### PROMPT
In the lines below, find how many contain the word "matplotlib" and report that figure alone.

┄┄┄┄┄┄┄┄┄┄┄┄┄┄┄┄┄┄┄┄

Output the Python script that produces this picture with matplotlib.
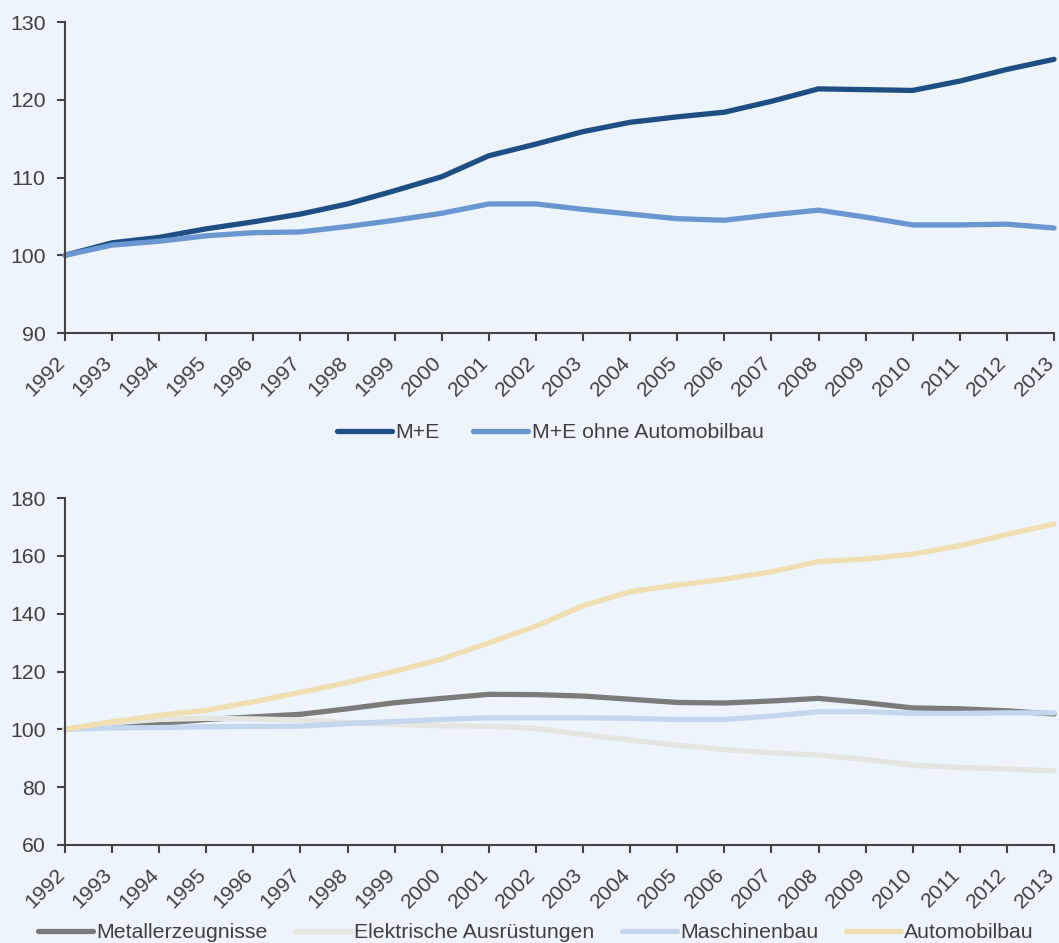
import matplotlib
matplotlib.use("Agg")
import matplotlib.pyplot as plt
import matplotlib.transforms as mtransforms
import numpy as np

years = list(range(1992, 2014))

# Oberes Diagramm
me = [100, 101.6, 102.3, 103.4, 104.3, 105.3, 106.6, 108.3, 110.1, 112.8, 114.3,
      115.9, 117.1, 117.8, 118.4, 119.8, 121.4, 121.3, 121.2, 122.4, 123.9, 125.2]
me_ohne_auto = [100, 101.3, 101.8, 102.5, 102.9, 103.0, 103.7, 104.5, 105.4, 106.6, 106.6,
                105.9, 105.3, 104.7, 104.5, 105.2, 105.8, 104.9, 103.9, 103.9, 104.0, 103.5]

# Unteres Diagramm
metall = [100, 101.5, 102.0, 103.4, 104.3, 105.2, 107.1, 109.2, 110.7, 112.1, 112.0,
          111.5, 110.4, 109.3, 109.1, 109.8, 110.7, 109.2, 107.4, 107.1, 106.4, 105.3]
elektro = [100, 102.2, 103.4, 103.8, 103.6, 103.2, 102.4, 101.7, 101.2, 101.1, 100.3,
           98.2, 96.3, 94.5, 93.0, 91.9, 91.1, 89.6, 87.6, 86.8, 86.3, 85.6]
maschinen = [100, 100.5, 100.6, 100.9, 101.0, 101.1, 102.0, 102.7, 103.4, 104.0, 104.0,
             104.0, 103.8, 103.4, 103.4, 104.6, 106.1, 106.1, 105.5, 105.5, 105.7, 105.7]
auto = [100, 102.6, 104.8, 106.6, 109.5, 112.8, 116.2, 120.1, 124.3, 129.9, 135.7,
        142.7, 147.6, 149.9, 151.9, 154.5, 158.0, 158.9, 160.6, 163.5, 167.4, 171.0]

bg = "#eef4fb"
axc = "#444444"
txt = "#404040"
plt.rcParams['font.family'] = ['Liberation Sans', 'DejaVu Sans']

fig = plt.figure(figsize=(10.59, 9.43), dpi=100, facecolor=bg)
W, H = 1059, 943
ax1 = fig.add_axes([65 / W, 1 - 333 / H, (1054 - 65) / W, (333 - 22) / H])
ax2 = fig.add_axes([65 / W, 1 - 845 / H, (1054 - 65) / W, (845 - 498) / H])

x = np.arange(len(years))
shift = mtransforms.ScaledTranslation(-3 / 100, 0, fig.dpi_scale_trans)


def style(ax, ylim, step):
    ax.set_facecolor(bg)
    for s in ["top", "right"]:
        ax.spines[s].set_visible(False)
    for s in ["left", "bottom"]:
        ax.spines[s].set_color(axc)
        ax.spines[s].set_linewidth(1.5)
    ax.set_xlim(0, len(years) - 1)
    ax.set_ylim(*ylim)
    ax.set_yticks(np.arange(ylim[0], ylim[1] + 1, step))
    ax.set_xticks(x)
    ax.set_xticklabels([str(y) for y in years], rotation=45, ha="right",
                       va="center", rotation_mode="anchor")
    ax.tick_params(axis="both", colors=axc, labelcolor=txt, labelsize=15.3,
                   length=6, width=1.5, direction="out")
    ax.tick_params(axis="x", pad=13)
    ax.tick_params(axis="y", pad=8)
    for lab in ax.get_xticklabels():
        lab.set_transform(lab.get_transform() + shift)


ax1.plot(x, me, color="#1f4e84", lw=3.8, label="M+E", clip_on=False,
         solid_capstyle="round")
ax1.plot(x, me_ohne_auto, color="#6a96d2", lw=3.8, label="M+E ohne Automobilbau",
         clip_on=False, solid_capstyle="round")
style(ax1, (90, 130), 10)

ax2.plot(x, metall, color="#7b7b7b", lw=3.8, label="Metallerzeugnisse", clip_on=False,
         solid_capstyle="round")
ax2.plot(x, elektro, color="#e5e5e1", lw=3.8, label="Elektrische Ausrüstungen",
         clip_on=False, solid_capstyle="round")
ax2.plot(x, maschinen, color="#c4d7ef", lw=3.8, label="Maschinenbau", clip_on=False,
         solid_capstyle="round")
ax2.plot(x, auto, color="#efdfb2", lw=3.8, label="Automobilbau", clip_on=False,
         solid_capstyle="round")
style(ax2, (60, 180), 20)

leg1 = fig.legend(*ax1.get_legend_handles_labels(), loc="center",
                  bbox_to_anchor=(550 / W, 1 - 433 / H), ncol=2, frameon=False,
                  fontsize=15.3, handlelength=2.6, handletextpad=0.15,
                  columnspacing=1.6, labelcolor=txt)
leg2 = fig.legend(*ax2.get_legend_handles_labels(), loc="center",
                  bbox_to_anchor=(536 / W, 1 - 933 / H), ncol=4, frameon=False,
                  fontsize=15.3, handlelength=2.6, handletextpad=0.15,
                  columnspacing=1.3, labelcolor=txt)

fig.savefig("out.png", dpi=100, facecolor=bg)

┄┄┄┄┄┄┄┄┄┄┄┄┄┄┄┄┄┄┄┄

### PROBLEM SOLUTION
5